Improving the sound of the bells

An investigation into the varying sounds produced by the bells at Goldhanger was been undertaken In 2008. The reasons for undertaking this were...

o     The Ellacombe Chimes produce a quite different sound from the full circle ringing. The chimes are quieter but have much longer ring decay times and are generally produce a less harsh sound.

o     When individual bells were being put up for full circle ringing the harshness was very noticeable as the bells came to rest in the up position.

o     In comparison with the sounds at other local towers, it was evident that some bells of a similar size produce quite different sounds - some harsher, some sounding more dead sounding.

o     The cumulative effect on the sound of all bells ringing together at full speed is less obvious, however when the bells are all being lowered together, the change in tone and duration of the collective ring when all the bells are partway down is very apparent and perhaps the best demonstration of the phenomena.

It is well known that during full circle ringing, and for a proportion of the bell wheel's 380 degree rotation, immediately after the clapper has struck the bell, the clapper rests in contact with the bell in the up position resulting in two effects:

The clapper momentarily chatters and some harshness is generated.

Due to this time energy is lost, resulting in a shorter ring decay and a more dead sounding bell.

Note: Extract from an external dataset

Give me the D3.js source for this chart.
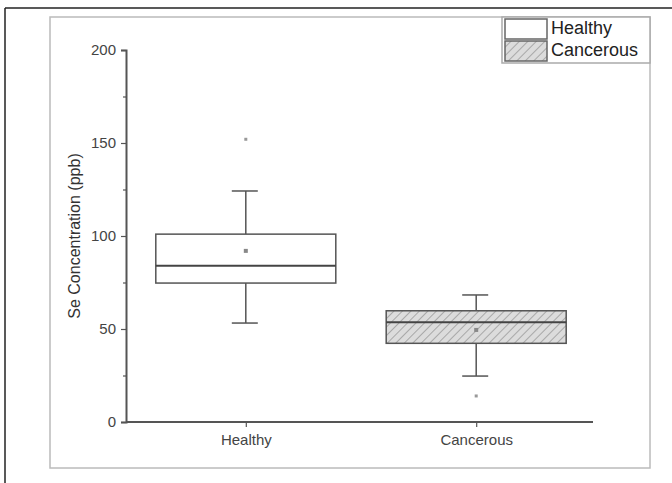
<!DOCTYPE html>
<html lang="en">
<head>
<meta charset="utf-8">
<script src="https://d3js.org/d3.v7.min.js"></script>
<style>
  body { margin: 0; background: #fff; }
  svg { font-family: "Liberation Sans", Arial, sans-serif; }
</style>
</head>
<body>
<div id="chart"></div>
<script>
// groups and box statistics (ppb)
var groups = ["Healthy", "Cancerous"];
var q1 = [74.7, 42.3];
var median = [84, 53.6];
var q3 = [101, 59.8];
var mean = [92, 49.5];
var whiskerLow = [53.2, 24.7];
var whiskerHigh = [124.2, 68.3];
var outliers = [[152], [14]];
var yTicks = [0, 50, 100, 150, 200];
var yMinor = [25, 75, 125, 175];

var W = 672, H = 483;
var svg = d3.select("#chart").append("svg")
    .attr("width", W).attr("height", H);

// hatch for the cancerous group
var defs = svg.append("defs");
var pat = defs.append("pattern")
    .attr("id", "hatch")
    .attr("patternUnits", "userSpaceOnUse")
    .attr("width", 6).attr("height", 6)
    .attr("patternTransform", "rotate(45)");
pat.append("rect").attr("width", 6).attr("height", 6).attr("fill", "#dcdcdc");
pat.append("line").attr("x1", 0).attr("y1", 0).attr("x2", 0).attr("y2", 6)
    .attr("stroke", "#a8a8a8").attr("stroke-width", 2);

// outer frame pieces (top and left edges)
svg.append("line").attr("x1", 5).attr("y1", 8).attr("x2", W).attr("y2", 8)
    .attr("stroke", "#222").attr("stroke-width", 1.5);
svg.append("line").attr("x1", 5).attr("y1", 8).attr("x2", 5).attr("y2", H)
    .attr("stroke", "#222").attr("stroke-width", 1.5);

// inner panel
svg.append("rect").attr("x", 50).attr("y", 17).attr("width", 600).attr("height", 451)
    .attr("fill", "#fff").attr("stroke", "#bbb").attr("stroke-width", 1.5);

var x = d3.scalePoint().domain(groups).range([126, 596]).padding(0.52);
var y = d3.scaleLinear().domain([0, 200]).range([422, 50]);
var boxW = 180;

var g = svg.append("g");

// y axis
g.append("g").attr("transform", "translate(126,0)")
    .call(d3.axisLeft(y).tickValues(yTicks).tickSize(5).tickPadding(5));
g.append("g").attr("transform", "translate(126,0)")
    .call(d3.axisLeft(y).tickValues(yMinor).tickSize(3).tickFormat(""))
    .call(function(s) { s.select(".domain").remove(); });

// x axis
var xAxis = g.append("g").attr("transform", "translate(0,422)")
    .call(d3.axisBottom(x).tickSize(5).tickSizeOuter(0).tickPadding(7));
xAxis.select(".domain").attr("d", "M126,0H593");

svg.selectAll(".domain").attr("stroke", "#555").attr("stroke-width", 2);
svg.selectAll(".tick line").attr("stroke", "#555").attr("stroke-width", 1.2);
svg.selectAll(".tick text").attr("fill", "#444").style("font-size", "15px");

// y label
svg.append("text")
    .attr("transform", "translate(80," + y(100) + ") rotate(-90)")
    .attr("text-anchor", "middle")
    .attr("fill", "#333")
    .style("font-size", "16px")
    .text("Se Concentration (ppb)");

// boxes
groups.forEach(function(name, i) {
  var cx = x(name);
  var bg = svg.append("g");
  var stroke = "#555";
  // whiskers
  bg.append("line").attr("x1", cx).attr("x2", cx)
      .attr("y1", y(q3[i])).attr("y2", y(whiskerHigh[i]))
      .attr("stroke", stroke).attr("stroke-width", 1.5);
  bg.append("line").attr("x1", cx).attr("x2", cx)
      .attr("y1", y(q1[i])).attr("y2", y(whiskerLow[i]))
      .attr("stroke", stroke).attr("stroke-width", 1.5);
  [whiskerHigh[i], whiskerLow[i]].forEach(function(v) {
    bg.append("line").attr("x1", cx - 14).attr("x2", cx + 12)
        .attr("y1", y(v)).attr("y2", y(v))
        .attr("stroke", stroke).attr("stroke-width", 1.5);
  });
  // box
  bg.append("rect")
      .attr("x", cx - boxW / 2).attr("width", boxW)
      .attr("y", y(q3[i])).attr("height", y(q1[i]) - y(q3[i]))
      .attr("fill", i === 0 ? "#fff" : "url(#hatch)")
      .attr("stroke", stroke).attr("stroke-width", 1.5);
  // median
  bg.append("line").attr("x1", cx - boxW / 2).attr("x2", cx + boxW / 2)
      .attr("y1", y(median[i])).attr("y2", y(median[i]))
      .attr("stroke", "#444").attr("stroke-width", 2);
  // mean
  bg.append("rect").attr("x", cx - 2).attr("y", y(mean[i]) - 2)
      .attr("width", 4).attr("height", 4).attr("fill", "#888");
  // outliers
  outliers[i].forEach(function(v) {
    bg.append("rect").attr("x", cx - 1.5).attr("y", y(v) - 1.5)
        .attr("width", 3).attr("height", 3).attr("fill", "#999");
  });
});

// legend
var lg = svg.append("g");
lg.append("rect").attr("x", 502).attr("y", 17).attr("width", 148).attr("height", 46)
    .attr("fill", "#fff").attr("stroke", "#aaa").attr("stroke-width", 1.5);
groups.forEach(function(name, i) {
  var yy = 19 + i * 22;
  lg.append("rect").attr("x", 505).attr("y", yy).attr("width", 42).attr("height", 20)
      .attr("fill", i === 0 ? "#fff" : "url(#hatch)")
      .attr("stroke", "#666").attr("stroke-width", 1.5);
  lg.append("text").attr("x", 551).attr("y", yy + 15)
      .attr("fill", "#222").style("font-size", "18px")
      .text(name);
});
</script>
</body>
</html>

However, at the beginning of the study it was not known why there was so much variation in the phenomena between the different bells in the same tower.

There were two approaches to the investigation: 1) a study the relationship between the clappers and bells, and experiments with methods of raising the clapper away from the bell surface. 2) consultations with local experts and the study of relevant published material on the subject.

It was soon established that several methods of reducing clapper chatter have been proposed in the past, and one of the methods had in fact been implemented on some of the bells at Goldhanger, probably 50 years ago. A small soft metal pad, probably lead, was inserted near the worn striking areas on some clappers. These can be felt by hand, but are not visible when the bells are in the down position and the clappers are vertical.

However, the devices are worn and flattened and are only effective on one bell. This discovery meant that the problem has been recognised in the past and was significantly severe to justify a solution.

As replacing the worn parts would involve removing the clappers and possibly drilling out the old metal, this solution was not pursued. The alternative preferred was to devise a new method that could be easily fitted onto the clappers of the bells that now suffered the worst effects.

During initial tests it quickly became apparent that a small block of hard rubber strategically placed between the clapper and the bell provided a very simple, low cost and effective solution, and subsequent trials focused on ease of construction and fitting, and most importantly the durability.

The audible benefit of the device was most noticeable when fitted to one side of a clapper only to provide a contrast to the sound coming from the opposite side of the same bell. When tested on the lighter bells however, the benefits appeared less pronounced. When all bells that suffer from pronounced chatter were fitted with the devices the affect on the collective ring was significant and the consensus of the local ringers was that the devices were worthwhile.